Un peuple de paresseux?

Un peuple de paresseux ?


Parfois, le Québec est fascinant. Par exemple quand il s'indigne parce que quelqu'un dit quelque chose de rigoureusement exact, de parfaitement vérifiable et de tout à fait pertinent.
C'est ce qui est arrivé à l'ancien premier ministre Lucien Bouchard qui, dans une entrevue à TVA pour commémorer le premier anniversaire de la publication du manifeste Pour un Québec lucide, a affirmé que les Québécois ne travaillaient pas assez.
" D'abord, a-t-il dit, il faut travailler plus. On ne travaille pas assez. On travaille moins que les Ontariens, infiniment moins que les Américains! Il faut qu'on travaille plus! " Indignation dans les chaumières, surtout syndicales. Nos trois centrales se sont empressées de dénoncer l'ex-premier ministre. " L'esclavage, c'est fini! " s'est exclamé le vice-président de la CSN, Roger Valois.
Sur les faits, Lucien Bouchard a tout à fait raison. Les Québécois travaillent moins. Pas parce qu'ils sont plus paresseux, mais parce que le marché du travail est différent.
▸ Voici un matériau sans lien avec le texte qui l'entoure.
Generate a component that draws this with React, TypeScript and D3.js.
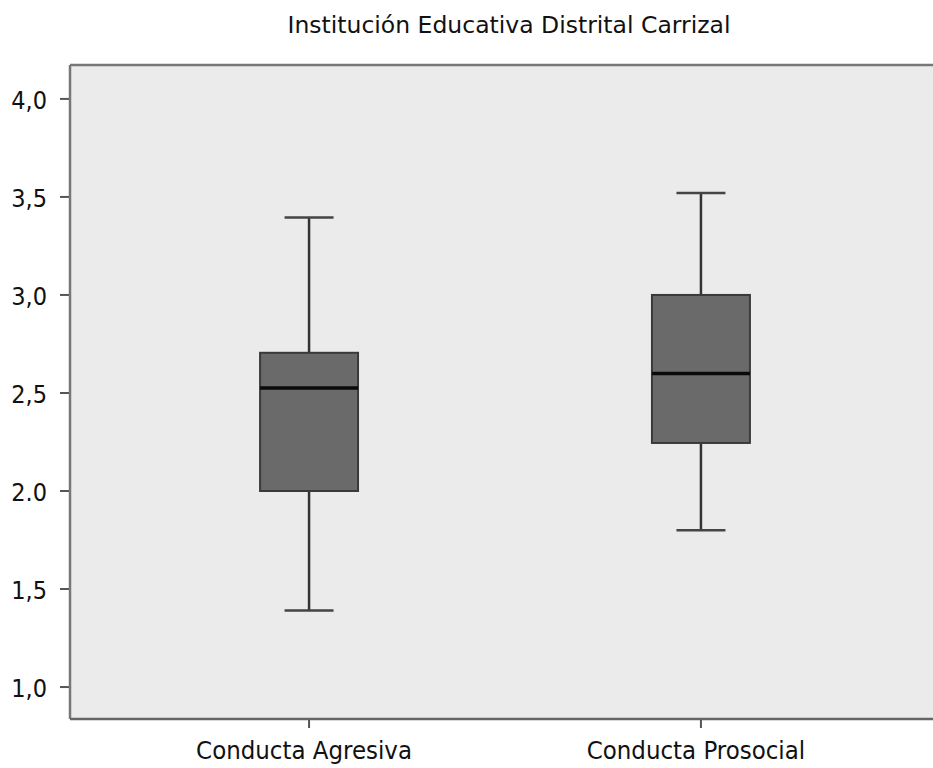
import React from "react";
import * as d3 from "d3";

const categories = ["Conducta Agresiva", "Conducta Prosocial"];
const whiskerLow = [1.39, 1.8];
const q1 = [2.0, 2.245];
const median = [2.525, 2.6];
const q3 = [2.705, 3.0];
const whiskerHigh = [3.395, 3.52];
const yTicks = [1.0, 1.5, 2.0, 2.5, 3.0, 3.5, 4.0];
const yTickLabels = ["1,0", "1,5", "2.0", "2,5", "3,0", "3,5", "4,0"];
const title = "Institución Educativa Distrital Carrizal";

const W = 933;
const H = 768;
const FONT_C = "'DejaVu Sans Condensed', 'DejaVu Sans', sans-serif";
const FONT_R = "'DejaVu Sans', sans-serif";

export default function App() {
  const left = 70;
  const top = 65;
  const bottom = 719;
  const right = 940;

  const y = d3.scaleLinear().domain([0.837, 4.173]).range([bottom, top]);
  const x = d3
    .scaleBand<string>()
    .domain(categories)
    .range([left, right])
    .paddingOuter(0.11)
    .paddingInner(0);
  const step = x.step();
  const boxW = step * 0.25;
  const capW = boxW * 0.5;

  return (
    <svg
      width={W}
      height={H}
      style={{ position: "absolute", left: 0, top: 0, background: "#fff" }}
    >
      <rect x={left} y={top} width={right - left} height={bottom - top} fill="#ebebeb" />
      <text
        x={509}
        y={33}
        textAnchor="middle"
        fontFamily={FONT_R}
        fontSize={23.5}
        fill="#111"
      >
        {title}
      </text>
      {categories.map((c, i) => {
        const cx = (x(c) as number) + x.bandwidth() / 2;
        return (
          <g key={c}>
            <line x1={cx} x2={cx} y1={y(q3[i])} y2={y(whiskerHigh[i])} stroke="#333" strokeWidth={2.5} />
            <line x1={cx} x2={cx} y1={y(q1[i])} y2={y(whiskerLow[i])} stroke="#333" strokeWidth={2.5} />
            <line x1={cx - capW / 2} x2={cx + capW / 2} y1={y(whiskerHigh[i])} y2={y(whiskerHigh[i])} stroke="#444" strokeWidth={2.5} />
            <line x1={cx - capW / 2} x2={cx + capW / 2} y1={y(whiskerLow[i])} y2={y(whiskerLow[i])} stroke="#444" strokeWidth={2.5} />
            <rect
              x={cx - boxW / 2}
              y={y(q3[i])}
              width={boxW}
              height={y(q1[i]) - y(q3[i])}
              fill="#6a6a6a"
              stroke="#3a3a3a"
              strokeWidth={2}
            />
            <line x1={cx - boxW / 2} x2={cx + boxW / 2} y1={y(median[i])} y2={y(median[i])} stroke="#0a0a0a" strokeWidth={3.5} />
            <line x1={cx} x2={cx} y1={bottom} y2={bottom + 9} stroke="#555" strokeWidth={2} />
            <text
              x={cx - 5}
              y={759}
              textAnchor="middle"
              fontFamily={FONT_C}
              fontSize={25.5}
              fill="#111"
            >
              {c}
            </text>
          </g>
        );
      })}
      {yTicks.map((t, i) => (
        <g key={t}>
          <line x1={left - 10} x2={left} y1={y(t)} y2={y(t)} stroke="#555" strokeWidth={2} />
          <text
            x={47}
            y={y(t) + 10}
            textAnchor="end"
            fontFamily={FONT_C}
            fontSize={25}
            fill="#111"
          >
            {yTickLabels[i]}
          </text>
        </g>
      ))}
      <line x1={left} x2={left} y1={top} y2={bottom} stroke="#777" strokeWidth={2.5} />
      <line x1={left} x2={right} y1={top} y2={top} stroke="#777" strokeWidth={2.5} />
      <line x1={left} x2={right} y1={bottom} y2={bottom} stroke="#666" strokeWidth={2.5} />
    </svg>
  );
}
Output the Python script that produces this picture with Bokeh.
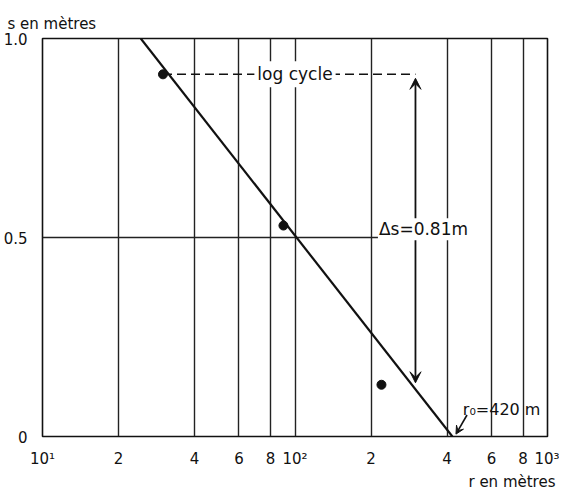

Le vrai débat consiste à se demander pourquoi, quelles en sont les conséquences et comment faut-il les atténuer.
Les chiffres sont là. Les Québécois travaillent, en moyenne, 1730 heures par année, les Ontariens 1820 heures, soit 5 % de plus, et les Américains 1960 heures, soit 13 % de plus que les Québécois. Un écart qui s'explique par une semaine de travail plus courte, 32,8 heures en moyenne au Québec, contre 34,0 en Ontario et 37,6 aux États-Unis, mais aussi par des vacances plus longues et des congés plus nombreux. À cela s'ajoute le fait que la retraite arrive plus tôt au Québec, à 60 ans en moyenne contre 62 ans en Ontario.
C'est une des deux grandes raisons qui expliquent pourquoi le niveau de vie est plus bas qu'en Ontario ou qu'aux É.-U. L'autre raison, c'est le fait que la productivité soit plus faible ici. Autrement dit, les Québécois travaillent moins d'heures, et la productivité de chacune de ces heures est moins grande.
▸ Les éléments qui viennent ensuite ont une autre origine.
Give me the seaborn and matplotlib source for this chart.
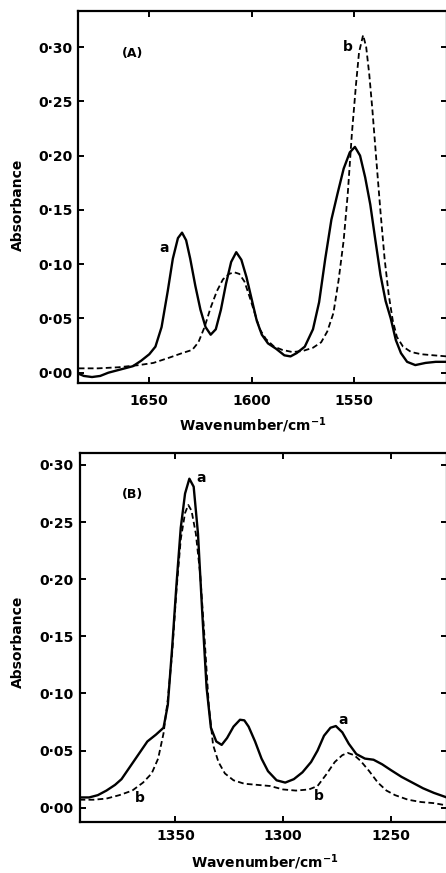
import matplotlib
matplotlib.use("Agg")
import matplotlib.pyplot as plt
import seaborn as sns
import pandas as pd

# ---------------- data ----------------
# Panel A, curve a (solid)
a_wn_A = [1684.5, 1682, 1678, 1674, 1670, 1664, 1658, 1654, 1650, 1647, 1644, 1641, 1638.5,
          1636, 1634, 1632, 1630, 1627.5, 1625, 1622.5, 1620, 1617.5, 1615, 1612.5, 1610,
          1607.5, 1605, 1602.5, 1600, 1597.5, 1595, 1592, 1588, 1584, 1581, 1578, 1574,
          1570, 1567, 1564, 1561, 1558, 1555, 1552, 1549.5, 1547, 1544.5, 1542, 1539.5,
          1537, 1534.5, 1532, 1529.5, 1527, 1524, 1520, 1515, 1510, 1504.5]
a_abs_A = [-0.001, -0.003, -0.004, -0.003, 0.000, 0.003, 0.006, 0.011, 0.017, 0.024, 0.042,
           0.075, 0.105, 0.124, 0.129, 0.122, 0.105, 0.080, 0.058, 0.042, 0.035, 0.040,
           0.058, 0.082, 0.102, 0.111, 0.104, 0.088, 0.068, 0.048, 0.035, 0.027, 0.022,
           0.016, 0.015, 0.018, 0.024, 0.040, 0.065, 0.105, 0.141, 0.165, 0.188, 0.203,
           0.208, 0.200, 0.180, 0.155, 0.122, 0.090, 0.066, 0.050, 0.030, 0.018, 0.010,
           0.007, 0.009, 0.010, 0.010]
# Panel A, curve b (dashed)
b_wn_A = [1684.5, 1675, 1665, 1655, 1648, 1640, 1634, 1629, 1626, 1623, 1620, 1617, 1614,
          1611, 1608.5, 1606, 1603.5, 1601, 1598.5, 1596, 1593, 1589, 1585, 1580, 1575,
          1570, 1566, 1563, 1560, 1557.5, 1555, 1553, 1551, 1549, 1547.5, 1545.5, 1544,
          1542.5, 1541, 1539, 1537, 1535, 1533, 1531, 1529, 1526, 1522, 1517, 1511, 1504.5]
b_abs_A = [0.004, 0.004, 0.005, 0.007, 0.009, 0.014, 0.018, 0.021, 0.028, 0.042, 0.060,
           0.075, 0.086, 0.091, 0.0925, 0.091, 0.084, 0.070, 0.055, 0.040, 0.031, 0.024,
           0.021, 0.019, 0.020, 0.023, 0.028, 0.038, 0.055, 0.085, 0.122, 0.165, 0.220,
           0.265, 0.295, 0.311, 0.300, 0.275, 0.243, 0.195, 0.148, 0.105, 0.072, 0.048,
           0.033, 0.024, 0.019, 0.017, 0.016, 0.015]

# Panel B, curve a (solid)
a_wn_B = [1394.5, 1390, 1386, 1382, 1378, 1375, 1371, 1367, 1363, 1359, 1355.5, 1353.5,
          1351.5, 1349.5, 1347.5, 1345.5, 1343.5, 1341.5, 1339.5, 1337.5, 1335.5, 1333.5,
          1331, 1328.5, 1326, 1323, 1320, 1318, 1316, 1313, 1310, 1307, 1303, 1299, 1295,
          1291, 1287, 1284, 1281, 1278, 1275.5, 1272.5, 1269.5, 1266, 1262, 1258, 1254,
          1250, 1245, 1240, 1235, 1230, 1224]
a_abs_B = [0.009, 0.009, 0.011, 0.015, 0.020, 0.025, 0.036, 0.047, 0.058, 0.064, 0.070,
           0.090, 0.140, 0.195, 0.245, 0.275, 0.288, 0.281, 0.240, 0.170, 0.105, 0.070,
           0.058, 0.055, 0.061, 0.071, 0.077, 0.0765, 0.071, 0.058, 0.043, 0.032, 0.024,
           0.022, 0.025, 0.031, 0.040, 0.050, 0.063, 0.070, 0.0715, 0.066, 0.056, 0.047,
           0.043, 0.042, 0.038, 0.033, 0.027, 0.022, 0.017, 0.013, 0.009]
# Panel B, curve b (dashed)
b_wn_B = [1394.5, 1388, 1382, 1376, 1370, 1365, 1361, 1358, 1355.5, 1353.5, 1351.5, 1349.5,
          1347.5, 1345.5, 1344, 1342.5, 1340.5, 1338.5, 1336.5, 1334.5, 1332.5, 1330, 1327,
          1323, 1318, 1312, 1306, 1300, 1294, 1288, 1284, 1280, 1276, 1272.5, 1270, 1267,
          1264, 1260, 1256, 1252, 1248, 1242, 1236, 1230, 1224]
b_abs_B = [0.007, 0.007, 0.008, 0.011, 0.015, 0.022, 0.030, 0.043, 0.065, 0.095, 0.135,
           0.190, 0.235, 0.258, 0.265, 0.260, 0.240, 0.205, 0.150, 0.090, 0.055, 0.040,
           0.030, 0.024, 0.021, 0.020, 0.019, 0.016, 0.015, 0.016, 0.019, 0.029, 0.040,
           0.046, 0.048, 0.046, 0.041, 0.032, 0.022, 0.015, 0.011, 0.007, 0.005, 0.004,
           0.002]

y_ticks = [0.00, 0.05, 0.10, 0.15, 0.20, 0.25, 0.30]
y_tick_labels = ["0\u00b700", "0\u00b705", "0\u00b710", "0\u00b715", "0\u00b720", "0\u00b725", "0\u00b730"]
x_ticks_A = [1650, 1600, 1550]
x_ticks_B = [1350, 1300, 1250]

# ---------------- style ----------------
sns.set_style("ticks")
plt.rcParams["font.family"] = ["DejaVu Sans"]
plt.rcParams["font.weight"] = "bold"
plt.rcParams["mathtext.default"] = "bf"
for k in ["text.color", "axes.edgecolor", "axes.labelcolor", "xtick.color", "ytick.color"]:
    plt.rcParams[k] = "black"

W, H = 446, 873
fig = plt.figure(figsize=(W / 100, H / 100), dpi=100)


def px_axes(left, top, right, bottom):
    return fig.add_axes([left / W, 1 - bottom / H, (right - left) / W, (bottom - top) / H])


def draw(ax, wa, ya, wb, yb, xlim, ylim, xticks, xpad):
    dfa = pd.DataFrame({"wn": wa, "abs": ya})
    dfb = pd.DataFrame({"wn": wb, "abs": yb})
    sns.lineplot(data=dfa, x="wn", y="abs", ax=ax, color="black", lw=1.7, sort=False)
    sns.lineplot(data=dfb, x="wn", y="abs", ax=ax, color="black", lw=1.3,
                 linestyle=(0, (3.2, 1.8)), sort=False)
    ax.set_xlim(*xlim)
    ax.set_ylim(*ylim)
    ax.set_xticks(xticks)
    ax.set_xticklabels([str(t) for t in xticks], fontsize=10, fontweight="bold")
    ax.set_yticks(y_ticks)
    ax.set_yticklabels(y_tick_labels, fontsize=10, fontweight="bold")
    ax.tick_params(axis="both", direction="in", top=True, right=True, length=4.5, width=1.4,
                   labelright=False, labeltop=False, colors="black")
    ax.tick_params(axis="x", pad=xpad)
    ax.tick_params(axis="y", pad=4)
    for s in ax.spines.values():
        s.set_linewidth(1.6)
        s.set_color("black")
    ax.set_xlabel("")
    ax.set_ylabel("")


# Panel A
axA = px_axes(78.3, 11, 447, 383)
draw(axA, a_wn_A, a_abs_A, b_wn_A, b_abs_A, (1684.7, 1504.5), (-0.0095, 0.3332), x_ticks_A, 8)
axA.text(1658.4, 0.294, "(A)", ha="center", va="center", fontsize=9, fontweight="bold")
axA.text(1553.0, 0.300, "b", ha="center", va="center", fontsize=10, fontweight="bold")
axA.text(1642.6, 0.1146, "a", ha="center", va="center", fontsize=10, fontweight="bold")

# Panel B
axB = px_axes(79.5, 453, 447, 822)
draw(axB, a_wn_B, a_abs_B, b_wn_B, b_abs_B, (1394.5, 1223.9), (-0.0125, 0.3105), x_ticks_B, 5)
axB.text(1369.8, 0.274, "(B)", ha="center", va="center", fontsize=9, fontweight="bold")
axB.text(1338.1, 0.289, "a", ha="center", va="center", fontsize=10, fontweight="bold")
axB.text(1366.4, 0.0088, "b", ha="center", va="center", fontsize=10, fontweight="bold")
axB.text(1272.0, 0.0768, "a", ha="center", va="center", fontsize=10, fontweight="bold")
axB.text(1283.6, 0.0105, "b", ha="center", va="center", fontsize=10, fontweight="bold")

# axis titles
xlab = r"Wavenumber/cm$^{\mathbf{-1}}$"
fig.text(252.6 / W, 1 - 425 / H, xlab, ha="center", va="center", fontsize=10, fontweight="bold")
fig.text(265 / W, 1 - 862 / H, xlab, ha="center", va="center", fontsize=10, fontweight="bold")
fig.text(18.3 / W, 1 - 205 / H, "Absorbance", rotation=90, ha="center", va="center",
         fontsize=10, fontweight="bold")
fig.text(18.3 / W, 1 - 641.7 / H, "Absorbance", rotation=90, ha="center", va="center",
         fontsize=10, fontweight="bold")

fig.savefig("out.png", dpi=100, facecolor="white")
On peut bien sûr répondre que c'est là un choix qu'ont fait les Québécois, qui préfèrent la qualité de vie au niveau de vie et qui acceptent d'être moins riches pour pouvoir consacrer plus de temps au loisir ou à la conciliation travail-famille.
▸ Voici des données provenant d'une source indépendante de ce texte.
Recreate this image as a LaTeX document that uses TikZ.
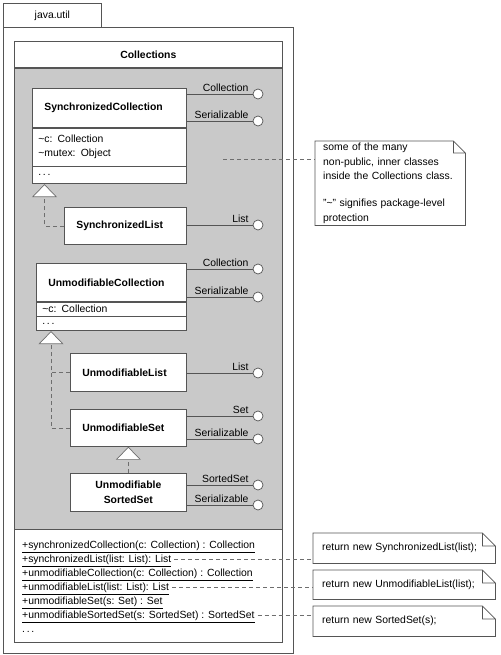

Mais il est loin d'être évident que ce soit un choix conscient. Il n'y a jamais eu de débat sérieux sur cette question où les Québécois auraient été confrontés aux tenants et aux aboutissants. Si les Québécois travaillent moins d'heures et produisent moins, la richesse qu'ils contribuent à créer sera également moindre. Leurs revenus seront plus bas, la richesse globale sera plus basse et les ressources collectives seront moindres. Les Québécois accepteraient-ils d'être moins riches et d'avoir moins de services publics en échange de plus de loisirs? C'est en ces termes qu'il faut poser la question. Et il est loin d'être évident que la réponse serait oui.
Il est plutôt probable que la semaine de travail plus courte résulte d'un processus graduel et imperceptible. Des facteurs économiques: le fait que certains travailleurs ne trouvent que des emplois à temps partiel. Des facteurs politiques: une législation du travail qui privilégie la réduction du temps de travail. Mais aussi des facteurs sociaux: un taux de syndicalisation très élevé, et le nombre important d'employés du secteur public et parapublic dont les semaines de travail sont plus courtes.
Mais que faire? " Il faut travailler plus ", a dit M. Bouchard, et c'est sans doute cela qui a provoqué la levée de boucliers. La réduction du temps de travail est une tendance lourde dans les sociétés avancées, sauf aux États-Unis, et il sera difficile de remettre le dentifrice dans le tube.
On peut plus facilement compenser cet effort de travail moindre par une productivité plus grande, comme le font par exemple les Français. Et donc de miser sur l'amélioration de la productivité, en comprenant bien qu'il ne s'agit pas d'exploitation et d'esclavage, mais d'une façon de mieux utiliser nos ressources. Cela appelle une panoplie de mesures, pour favoriser les investissements sans lesquels un travailleur ne disposera pas des nouvelles technologies et des nouveaux procédés, pour augmenter le niveau des compétences et l'adaptation de la main d'oeuvre par l'éducation et la formation, pour favoriser l'innovation.
Ce nécessaire virage vers la productivité exigera un solide changement de culture. Il sera difficile car, pour accepter le changement, encore faut-il admettre qu'il y a problème. Et si les réactions aux propos de M. Bouchard ont été si vives, c'est que bien des gens sont persuadés de travailler fort, et de travailler autant, sinon plus, qu'ailleurs.